Putin has promised India 12 new nuclear reactors over the next decade - an offer that also gives New Delhi leverage to bargain for nuclear trade with Russia's competitors such as the US and France.

Modi, senior officials hinted, is expected to tomorrow announce readiness for at least two and perhaps four or six new reactors at the Andhra site, in addition to the ongoing Kudankulam project in Tamil Nadu.

"This decision is very, very important," Russia expert and retired diplomat Ashok Sajjanhar told The Telegraph from New Delhi. "We need nuclear power, for our own clean energy goals, but it's also critical for our relationship with Russia."

India had, in 2007, set an ambitious target of producing 63,000MW of nuclear power by 2032, but currently generates less than 6,000MW.

Even getting to a revised interim target of 14,000MW by 2024 appears challenging with key commitments by American firms like GE and Westinghouse and France's state-run Areva still to take off.

In contrast, the first of six Russian-built reactors at Kudankulam in Tamil Nadu is up and running and a second is almost ready to start operating. Two others are under construction and another two are under discussion - apart from the Andhra project Modi is expected to discuss with Putin tomorrow.

The tie-up with Russia has been far from seamless - the Kudankulam reactor that began working last year developed snags earlier this year, forcing the countries into hectic parleys on ensuring the quality of components.

But it remains, officials from both nations said, India's best bet to ensure early generation of additional nuclear power - in part because the deal with Russia will be between the two governments, and details of concessions they make can remain cloaked in secrecy.

In 2009, former Prime Minister Singh, on a visit to Russia, had announced Haripur as a venue for the proposed nuclear complex where Moscow would build six reactors, each of 1,200MW capacity. That announcement came after New Delhi had obtained support for the project from the then Buddhadeb Bhattacharjee government in Bengal.

But Trinamul leaders, including then junior Union road transport minister Sisir Adhikari and his son Subhendu, protested against the project. When the Mamata Banerjee government came to power in 2011, it declared it would not allow the project to proceed.

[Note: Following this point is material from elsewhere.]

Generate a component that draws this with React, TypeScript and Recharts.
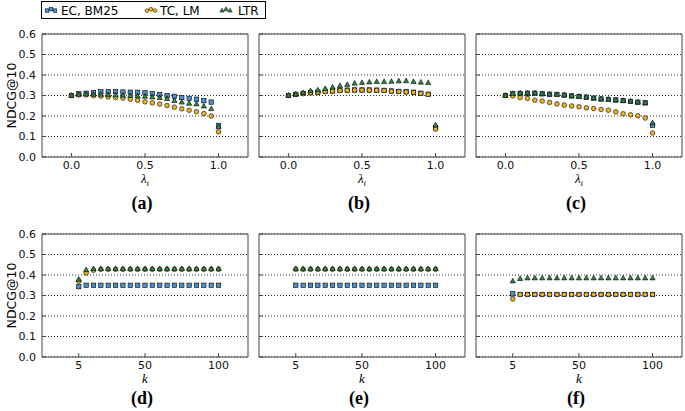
import React from 'react'
import { CartesianGrid, Legend, Scatter, ScatterChart, XAxis, YAxis } from 'recharts'

// x values
const lambdas = [0, 0.05, 0.1, 0.15, 0.2, 0.25, 0.3, 0.35, 0.4, 0.45, 0.5, 0.55, 0.6, 0.65, 0.7, 0.75, 0.8, 0.85, 0.9, 0.95, 1.0]
const ks = [5, 10, 15, 20, 25, 30, 35, 40, 45, 50, 55, 60, 65, 70, 75, 80, 85, 90, 95, 100]

// (a)
const ecA = [0.300, 0.308, 0.311, 0.315, 0.318, 0.318, 0.319, 0.317, 0.316, 0.316, 0.313, 0.309, 0.305, 0.300, 0.296, 0.290, 0.286, 0.282, 0.275, 0.268, 0.154]
const tcA = [0.300, 0.303, 0.303, 0.299, 0.297, 0.293, 0.290, 0.287, 0.282, 0.277, 0.269, 0.264, 0.258, 0.251, 0.243, 0.235, 0.228, 0.221, 0.212, 0.200, 0.123]
const ltrA = [0.300, 0.305, 0.306, 0.305, 0.305, 0.303, 0.302, 0.300, 0.299, 0.297, 0.295, 0.292, 0.289, 0.284, 0.275, 0.267, 0.261, 0.258, 0.248, 0.235, 0.147]

// (b)
const ecB = [0.300, 0.305, 0.310, 0.314, 0.316, 0.320, 0.322, 0.325, 0.326, 0.327, 0.327, 0.327, 0.326, 0.325, 0.322, 0.320, 0.318, 0.316, 0.311, 0.306, 0.143]
const tcB = [0.300, 0.305, 0.309, 0.313, 0.315, 0.319, 0.321, 0.324, 0.325, 0.326, 0.326, 0.326, 0.325, 0.324, 0.321, 0.319, 0.317, 0.315, 0.310, 0.305, 0.136]
const ltrB = [0.300, 0.306, 0.313, 0.322, 0.326, 0.333, 0.340, 0.347, 0.353, 0.359, 0.362, 0.365, 0.367, 0.367, 0.368, 0.370, 0.371, 0.367, 0.364, 0.362, 0.155]

// (c)
const ecC = [0.300, 0.308, 0.310, 0.311, 0.311, 0.308, 0.306, 0.305, 0.302, 0.298, 0.295, 0.292, 0.287, 0.283, 0.281, 0.278, 0.275, 0.271, 0.267, 0.264, 0.155]
const tcC = [0.300, 0.298, 0.290, 0.286, 0.277, 0.273, 0.266, 0.259, 0.253, 0.249, 0.245, 0.240, 0.236, 0.232, 0.228, 0.220, 0.211, 0.206, 0.201, 0.190, 0.117]
const ltrC = [0.300, 0.309, 0.311, 0.312, 0.312, 0.309, 0.306, 0.305, 0.302, 0.298, 0.295, 0.292, 0.288, 0.283, 0.281, 0.278, 0.275, 0.272, 0.268, 0.264, 0.166]

// (d)
const ecD = [0.343, 0.350, 0.350, 0.350, 0.350, 0.350, 0.350, 0.350, 0.350, 0.350, 0.350, 0.350, 0.350, 0.350, 0.350, 0.350, 0.350, 0.350, 0.350, 0.350]
const tcD = [0.370, 0.410, 0.423, 0.428, 0.428, 0.428, 0.428, 0.428, 0.428, 0.428, 0.428, 0.428, 0.428, 0.428, 0.428, 0.428, 0.428, 0.428, 0.428, 0.428]
const ltrD = [0.378, 0.425, 0.430, 0.430, 0.430, 0.430, 0.430, 0.430, 0.430, 0.430, 0.430, 0.430, 0.430, 0.430, 0.430, 0.430, 0.430, 0.430, 0.430, 0.430]

// (e)
const ecE = [0.350, 0.350, 0.350, 0.350, 0.350, 0.350, 0.350, 0.350, 0.350, 0.350, 0.350, 0.350, 0.350, 0.350, 0.350, 0.350, 0.350, 0.350, 0.350, 0.350]
const tcE = [0.428, 0.428, 0.428, 0.428, 0.428, 0.428, 0.428, 0.428, 0.428, 0.428, 0.428, 0.428, 0.428, 0.428, 0.428, 0.428, 0.428, 0.428, 0.428, 0.428]
const ltrE = [0.430, 0.430, 0.430, 0.430, 0.430, 0.430, 0.430, 0.430, 0.430, 0.430, 0.430, 0.430, 0.430, 0.430, 0.430, 0.430, 0.430, 0.430, 0.430, 0.430]

// (f)
const ecF = [0.308, 0.305, 0.305, 0.305, 0.305, 0.305, 0.305, 0.305, 0.305, 0.305, 0.305, 0.305, 0.305, 0.305, 0.305, 0.305, 0.305, 0.305, 0.305, 0.305]
const tcF = [0.283, 0.305, 0.305, 0.305, 0.305, 0.305, 0.305, 0.305, 0.305, 0.305, 0.305, 0.305, 0.305, 0.305, 0.305, 0.305, 0.305, 0.305, 0.305, 0.305]
const ltrF = [0.370, 0.382, 0.385, 0.385, 0.385, 0.385, 0.385, 0.385, 0.385, 0.385, 0.385, 0.385, 0.385, 0.385, 0.385, 0.385, 0.385, 0.385, 0.385, 0.385]

const yTicks = [0, 0.1, 0.2, 0.3, 0.4, 0.5, 0.6]
const lambdaTicks = [0, 0.5, 1.0]
const kTicks = [5, 50, 100]

const seriesNames = ['EC, BM25', 'TC, LM', 'LTR']

const FONT = '"DejaVu Sans", sans-serif'
const SERIF = '"Liberation Serif", "DejaVu Serif", serif'
const BLUE = '#4a8fd4'
const YELLOW = '#f2b124'
const GREEN = '#2e8b40'
const FRAME = '#444'

const PLOT_W = 206
const PLOT_H = 123
const Y_AXIS_W = 42
const TOP_PAD = 10 // space above the plot inside each chart svg

const square = (props: any) => (
  <rect x={props.cx - 2.2} y={props.cy - 2.2} width={4.4} height={4.4} fill={BLUE} stroke="#000" strokeWidth={0.6} />
)
const circle = (props: any) => (
  <circle cx={props.cx} cy={props.cy} r={2.3} fill={YELLOW} stroke="#000" strokeWidth={0.6} />
)
const triangle = (props: any) => (
  <path
    d={`M${props.cx},${props.cy - 2.9}L${props.cx + 2.6},${props.cy + 1.8}L${props.cx - 2.6},${props.cy + 1.8}Z`}
    fill={GREEN}
    stroke="#000"
    strokeWidth={0.6}
  />
)

const LegendBox = () => (
  <svg width={226} height={19} style={{ display: 'block' }}>
    <rect x={0.5} y={0.5} width={224} height={17} fill="#fff" stroke="#000" strokeWidth={1} />
    {[6, 10, 14].map((x, i) => (
      <rect key={`s${i}`} x={x - 1.8} y={9 - 1.8 + (i === 1 ? -0.8 : 0.6)} width={3.6} height={3.6} fill={BLUE} stroke="#000" strokeWidth={0.5} />
    ))}
    {[106, 110, 114].map((x, i) => (
      <circle key={`c${i}`} cx={x} cy={9 + (i === 1 ? -0.8 : 0.6)} r={1.9} fill={YELLOW} stroke="#000" strokeWidth={0.5} />
    ))}
    {[181, 185, 189].map((x, i) => {
      const cy = 9 + (i === 1 ? -0.8 : 0.6)
      return (
        <path key={`t${i}`} d={`M${x},${cy - 2.4}L${x + 2.2},${cy + 1.5}L${x - 2.2},${cy + 1.5}Z`} fill={GREEN} stroke="#000" strokeWidth={0.5} />
      )
    })}
    <text x={20} y={13.5} fontFamily={FONT} fontSize={12} fill="#000">{seriesNames[0]}</text>
    <text x={119} y={13.5} fontFamily={FONT} fontSize={12} fill="#000">{seriesNames[1]}</text>
    <text x={197} y={13.5} fontFamily={FONT} fontSize={12} fill="#000">{seriesNames[2]}</text>
  </svg>
)

type PanelProps = {
  left: number
  top: number // page y of the plot's top edge
  xs: number[]
  ec: number[]
  tc: number[]
  ltr: number[]
  kind: 'lambda' | 'k'
  tag: string
  tagDy: number
  showY: boolean
  legend?: boolean
}

const Panel = ({ left, top, xs, ec, tc, ltr, kind, tag, tagDy, showY, legend }: PanelProps) => {
  const toPts = (ys: number[]) => xs.map((x, i) => ({ x, y: ys[i] }))
  const isLambda = kind === 'lambda'
  const xDomain = isLambda ? [-0.2, 1.2] : [-20, 120]
  const xTicks = isLambda ? lambdaTicks : kTicks
  const xFmt = (v: number) => (isLambda ? v.toFixed(1) : `${v}`)
  const tickStyle = { fill: '#111', fontSize: 11, fontFamily: FONT }

  const renderXLabel = (props: any) => {
    const vb = props.viewBox || {}
    const cx = vb.x + vb.width / 2
    const by = vb.y + 26
    return (
      <g>
        <text x={cx} y={by} textAnchor="middle" fontFamily={SERIF} fontStyle="italic" fontSize={13} fill="#000">
          {isLambda ? 'λ' : 'k'}
          {isLambda && (
            <tspan fontSize={8} dy={2.5}>
              t
            </tspan>
          )}
        </text>
        <text x={cx - 3} y={by + tagDy} textAnchor="middle" fontFamily={SERIF} fontWeight="bold" fontSize={18} fill="#000">
          {tag}
        </text>
      </g>
    )
  }

  const renderYLabel = (props: any) => {
    const vb = props.viewBox || {}
    const cy = vb.y + vb.height / 2
    return (
      <text
        x={11.5}
        y={cy}
        transform={`rotate(-90 11.5 ${cy})`}
        textAnchor="middle"
        dominantBaseline="central"
        fontFamily={FONT}
        fontSize={12.5}
        fill="#000"
      >
        NDCG@10
      </text>
    )
  }

  return (
    <div style={{ position: 'absolute', left, top: top - TOP_PAD }}>
      <ScatterChart
        width={Y_AXIS_W + PLOT_W + 1 + 3}
        height={TOP_PAD + PLOT_H + 58}
        margin={{ top: TOP_PAD - 1, right: 3, bottom: 18, left: 0 }}
      >
        <CartesianGrid xAxisId="b" yAxisId="l" vertical={false} stroke="#000" strokeDasharray="1 2" strokeWidth={0.8} />
        <XAxis
          xAxisId="b"
          dataKey="x"
          type="number"
          domain={xDomain}
          ticks={xTicks}
          interval={0}
          tickFormatter={xFmt}
          tickSize={-4}
          tickMargin={8}
          height={40}
          stroke={FRAME}
          tick={tickStyle}
          label={{ content: renderXLabel }}
        />
        <XAxis
          xAxisId="t"
          orientation="top"
          type="number"
          domain={xDomain}
          ticks={xTicks}
          interval={0}
          tickFormatter={() => ''}
          tickSize={-4}
          height={1}
          stroke={FRAME}
        />
        <YAxis
          yAxisId="l"
          dataKey="y"
          type="number"
          domain={[0, 0.6]}
          ticks={yTicks}
          interval={0}
          tickFormatter={(v: number) => (showY ? v.toFixed(1) : '')}
          tickSize={-4}
          tickMargin={10}
          width={Y_AXIS_W}
          stroke={FRAME}
          tick={tickStyle}
          label={showY ? { content: renderYLabel } : undefined}
        />
        <YAxis
          yAxisId="r"
          orientation="right"
          type="number"
          domain={[0, 0.6]}
          ticks={yTicks}
          interval={0}
          tickFormatter={() => ''}
          tickSize={-4}
          width={1}
          stroke={FRAME}
        />
        {legend && (
          <Legend
            layout="horizontal"
            verticalAlign="middle"
            align="center"
            wrapperStyle={{ left: 41, top: 1 - (top - TOP_PAD), width: 226, height: 19 }}
            content={() => <LegendBox />}
          />
        )}
        <Scatter name={seriesNames[0]} xAxisId="b" yAxisId="l" data={toPts(ec)} fill={BLUE} shape={square} isAnimationActive={false} />
        <Scatter name={seriesNames[1]} xAxisId="b" yAxisId="l" data={toPts(tc)} fill={YELLOW} shape={circle} isAnimationActive={false} />
        <Scatter name={seriesNames[2]} xAxisId="b" yAxisId="l" data={toPts(ltr)} fill={GREEN} shape={triangle} isAnimationActive={false} />
      </ScatterChart>
    </div>
  )
}

export default function App() {
  return (
    <div style={{ position: 'absolute', left: 0, top: 0, width: 685, height: 411, overflow: 'hidden', background: '#fff' }}>
      <Panel left={0} top={34} xs={lambdas} ec={ecA} tc={tcA} ltr={ltrA} kind="lambda" tag="(a)" tagDy={26} showY legend />
      <Panel left={217} top={34} xs={lambdas} ec={ecB} tc={tcB} ltr={ltrB} kind="lambda" tag="(b)" tagDy={26} showY={false} />
      <Panel left={434} top={34} xs={lambdas} ec={ecC} tc={tcC} ltr={ltrC} kind="lambda" tag="(c)" tagDy={26} showY={false} />
      <Panel left={0} top={234} xs={ks} ec={ecD} tc={tcD} ltr={ltrD} kind="k" tag="(d)" tagDy={21} showY />
      <Panel left={217} top={234} xs={ks} ec={ecE} tc={tcE} ltr={ltrE} kind="k" tag="(e)" tagDy={21} showY={false} />
      <Panel left={434} top={234} xs={ks} ec={ecF} tc={tcF} ltr={ltrF} kind="k" tag="(f)" tagDy={21} showY={false} />
    </div>
  )
}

A senior Bengal minister, who asked not to be named, defended the decision today. "According to the norms, there can be no human habitation within a 10km radius of such a facility. The Haripur area is a multi-crop region and over one lakh people live there. They would have had to be displaced if a nuclear plant had to be set up. This was never a practical proposal," he said tonight.

Sources in the power department, however, said the scrapping of the project did get in the way of development of the region.

"The Haripur plant was supposed to generate 6,000MW of nuclear power. That would have automatically brought in a lot of investment into the whole belt, directly and indirectly generating jobs and a lot of economic opportunities, even if one were to set aside the power concerns," said a senior official.

"It was a tragic miss for Bengal. Eventually, within a decade, we will have to begin striving for nuclear power anyway. The decision in 2011 was myopic," he added.

For Russia, nuclear exports are also a symbol of the country's strategic heft - and the Haripur debacle had hurt. "Nuclear energy and trade is very important for Russia from an image-building point of view," Sergei Strokan, a prominent political commentator here, told this newspaper.

Sajjanhar feels Russia would understand India's constraints in fixing a site for nuclear reactors in the face of protests. "After all, India has a federal structure and the Russians know that," the diplomat said.

But Strokan said demonstrating success in the nuclear sector with India was critical for Russia at a time its competitors have stolen a lead with New Delhi in other areas, including trade.

"Russia's leading competitors strategically have been nowhere near as successful as Russia, in nuclear trade with India, and that's something Moscow feels good about," Strokan said. "For Russia, India is more than important from a nuclear perspective. It's critical."